- **OBJECTIVE**:
Take the lines from the beginning of the material through the line containing "cong . com</text>" and retype them exactly, leaving the pictures out.

- **COLLECTED DATA**:
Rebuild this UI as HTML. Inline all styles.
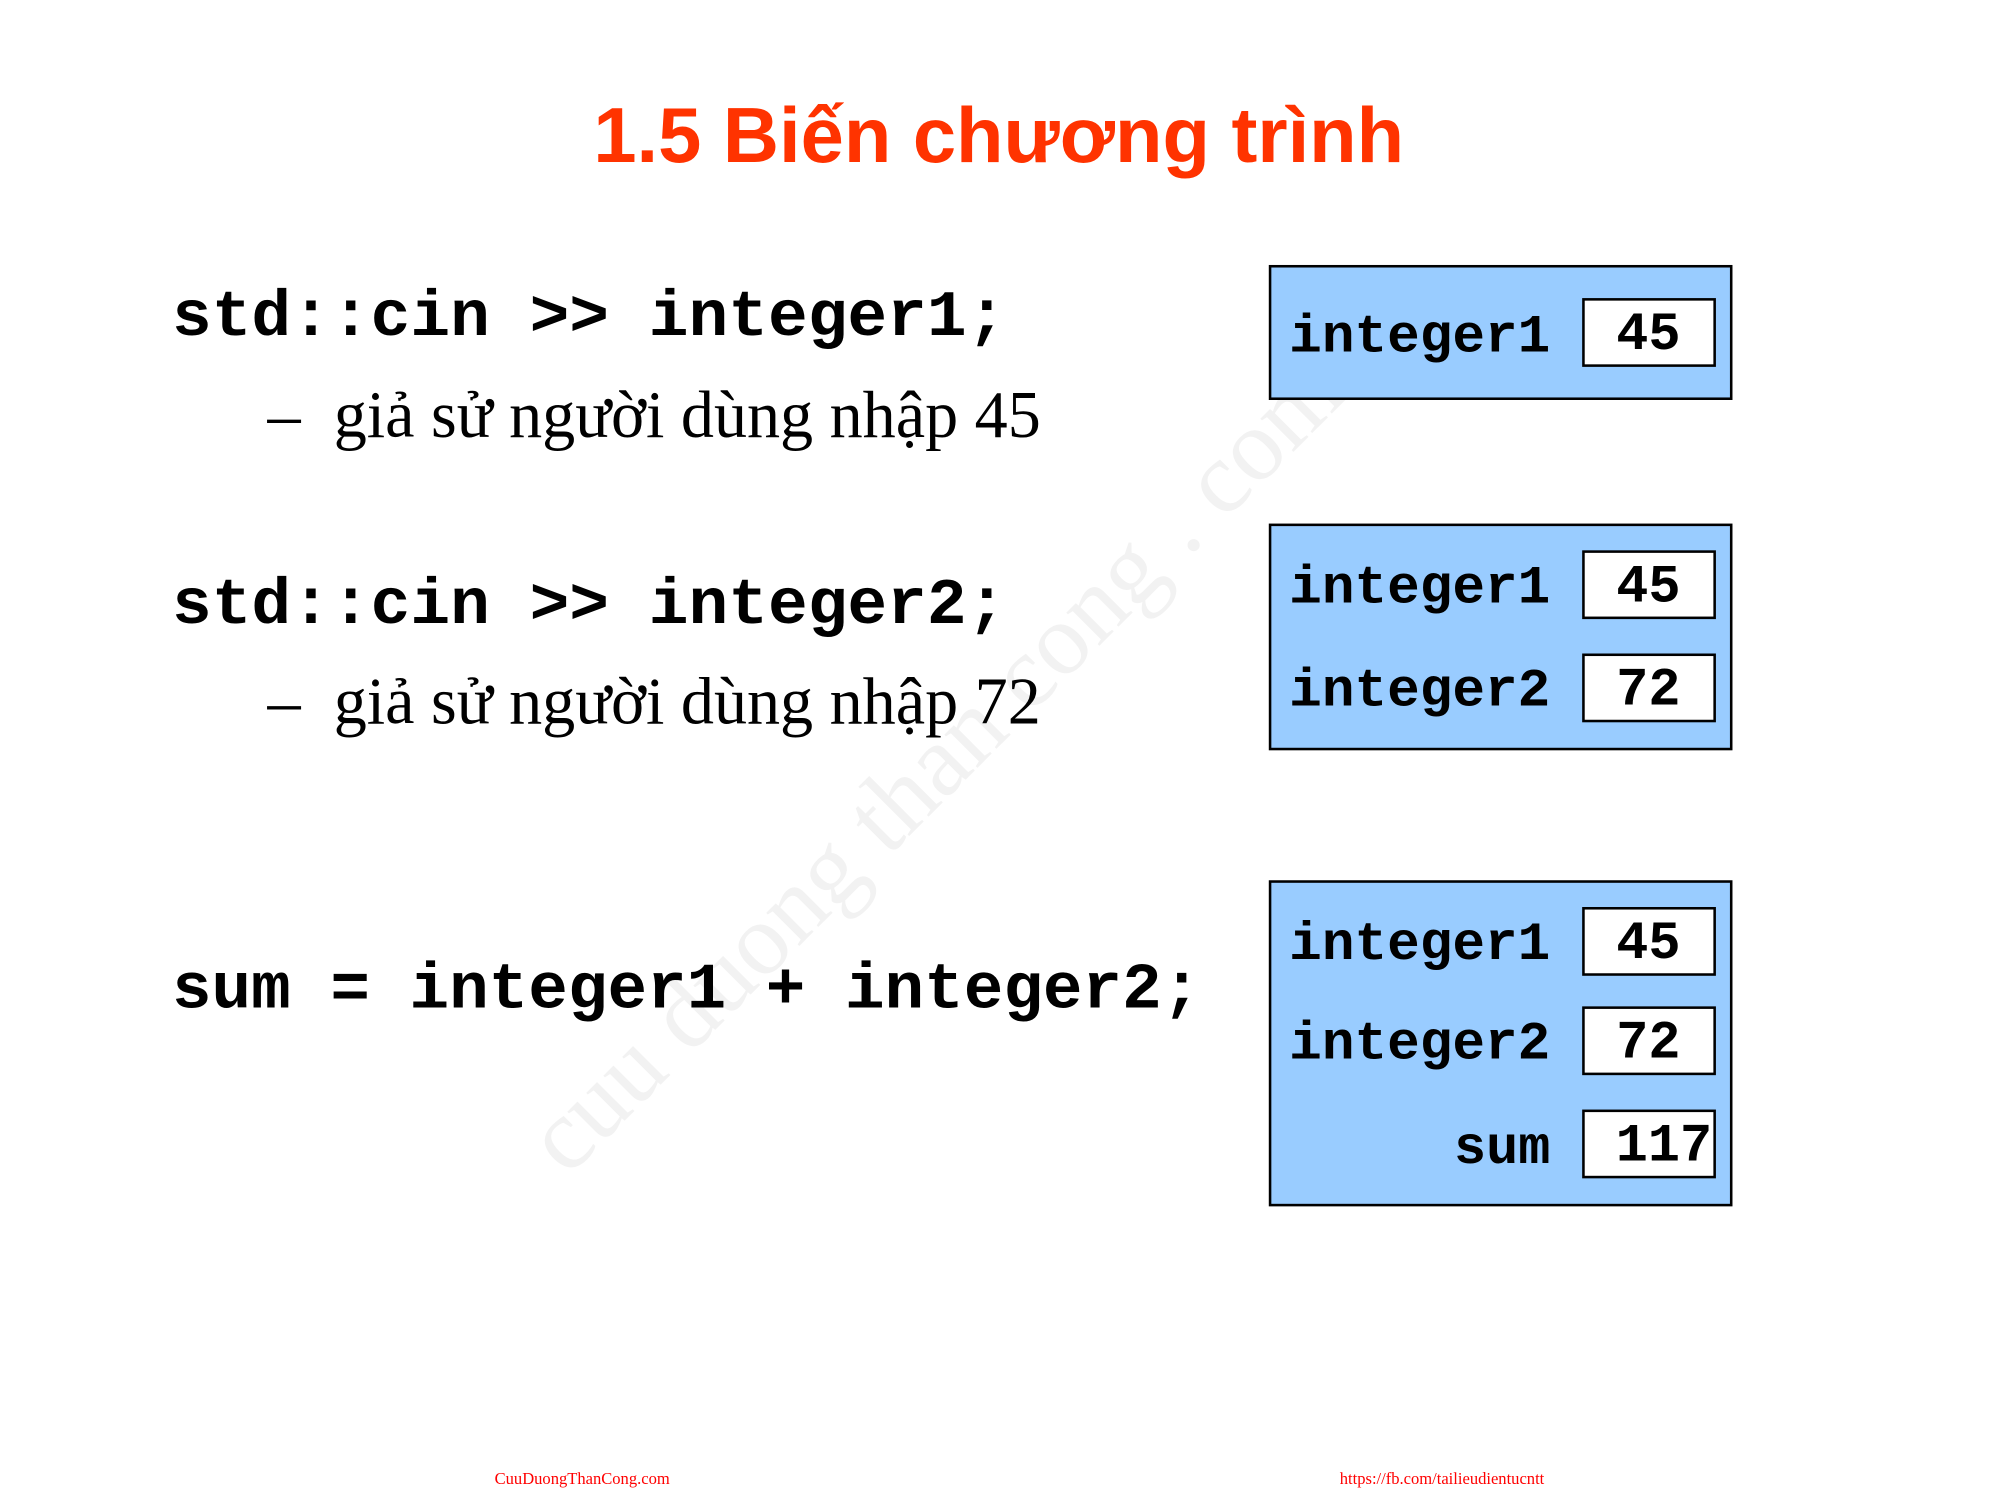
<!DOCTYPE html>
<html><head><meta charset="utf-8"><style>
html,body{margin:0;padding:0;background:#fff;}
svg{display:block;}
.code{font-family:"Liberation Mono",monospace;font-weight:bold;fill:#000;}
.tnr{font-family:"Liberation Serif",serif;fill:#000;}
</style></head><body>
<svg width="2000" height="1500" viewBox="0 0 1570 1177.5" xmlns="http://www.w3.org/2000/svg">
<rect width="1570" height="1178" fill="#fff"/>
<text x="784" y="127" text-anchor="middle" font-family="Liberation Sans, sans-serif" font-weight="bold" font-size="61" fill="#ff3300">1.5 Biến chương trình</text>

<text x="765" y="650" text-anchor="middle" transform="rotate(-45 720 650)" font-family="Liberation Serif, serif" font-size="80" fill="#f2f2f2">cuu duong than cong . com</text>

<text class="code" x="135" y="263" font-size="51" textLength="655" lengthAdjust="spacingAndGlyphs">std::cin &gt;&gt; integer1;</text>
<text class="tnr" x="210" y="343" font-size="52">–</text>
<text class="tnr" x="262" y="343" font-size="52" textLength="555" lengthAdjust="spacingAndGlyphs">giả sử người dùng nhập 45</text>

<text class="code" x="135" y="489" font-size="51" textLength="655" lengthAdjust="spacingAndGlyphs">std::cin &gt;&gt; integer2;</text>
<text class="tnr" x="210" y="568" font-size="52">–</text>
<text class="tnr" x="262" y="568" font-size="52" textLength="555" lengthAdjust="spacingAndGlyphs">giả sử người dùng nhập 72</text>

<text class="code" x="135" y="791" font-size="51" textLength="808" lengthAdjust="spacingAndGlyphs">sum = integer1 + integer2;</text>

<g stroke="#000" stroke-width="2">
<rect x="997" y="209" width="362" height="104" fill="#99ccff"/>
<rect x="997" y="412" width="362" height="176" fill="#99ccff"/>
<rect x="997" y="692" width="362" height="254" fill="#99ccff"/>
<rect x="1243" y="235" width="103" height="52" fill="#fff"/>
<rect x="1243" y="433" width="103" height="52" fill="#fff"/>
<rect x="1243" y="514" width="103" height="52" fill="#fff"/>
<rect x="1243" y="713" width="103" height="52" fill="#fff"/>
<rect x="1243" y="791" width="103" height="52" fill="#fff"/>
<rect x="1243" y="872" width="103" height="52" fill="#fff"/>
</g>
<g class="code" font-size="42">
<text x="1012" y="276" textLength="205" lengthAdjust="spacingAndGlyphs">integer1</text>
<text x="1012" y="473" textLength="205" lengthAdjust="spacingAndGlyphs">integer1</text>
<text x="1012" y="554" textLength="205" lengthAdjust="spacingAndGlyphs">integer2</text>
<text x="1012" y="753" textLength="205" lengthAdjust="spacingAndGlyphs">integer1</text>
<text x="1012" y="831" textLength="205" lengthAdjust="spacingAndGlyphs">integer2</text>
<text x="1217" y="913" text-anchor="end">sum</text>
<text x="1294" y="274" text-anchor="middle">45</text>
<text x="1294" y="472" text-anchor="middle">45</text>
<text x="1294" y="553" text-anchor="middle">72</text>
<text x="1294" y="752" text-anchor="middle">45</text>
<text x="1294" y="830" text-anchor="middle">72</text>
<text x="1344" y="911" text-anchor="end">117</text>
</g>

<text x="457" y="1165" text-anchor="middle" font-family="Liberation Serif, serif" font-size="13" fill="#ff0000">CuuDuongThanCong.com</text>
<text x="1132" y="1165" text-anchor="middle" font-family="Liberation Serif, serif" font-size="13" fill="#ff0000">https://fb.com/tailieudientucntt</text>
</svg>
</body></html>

- **WRITTEN RESPONSE**:
Rebuild this UI as HTML. Inline all styles.
<!DOCTYPE html>
<html><head><meta charset="utf-8"><style>
html,body{margin:0;padding:0;background:#fff;}
svg{display:block;}
.code{font-family:"Liberation Mono",monospace;font-weight:bold;fill:#000;}
.tnr{font-family:"Liberation Serif",serif;fill:#000;}
</style></head><body>
<svg width="2000" height="1500" viewBox="0 0 1570 1177.5" xmlns="http://www.w3.org/2000/svg">
<rect width="1570" height="1178" fill="#fff"/>
<text x="784" y="127" text-anchor="middle" font-family="Liberation Sans, sans-serif" font-weight="bold" font-size="61" fill="#ff3300">1.5 Biến chương trình</text>

<text x="765" y="650" text-anchor="middle" transform="rotate(-45 720 650)" font-family="Liberation Serif, serif" font-size="80" fill="#f2f2f2">cuu duong than cong . com</text>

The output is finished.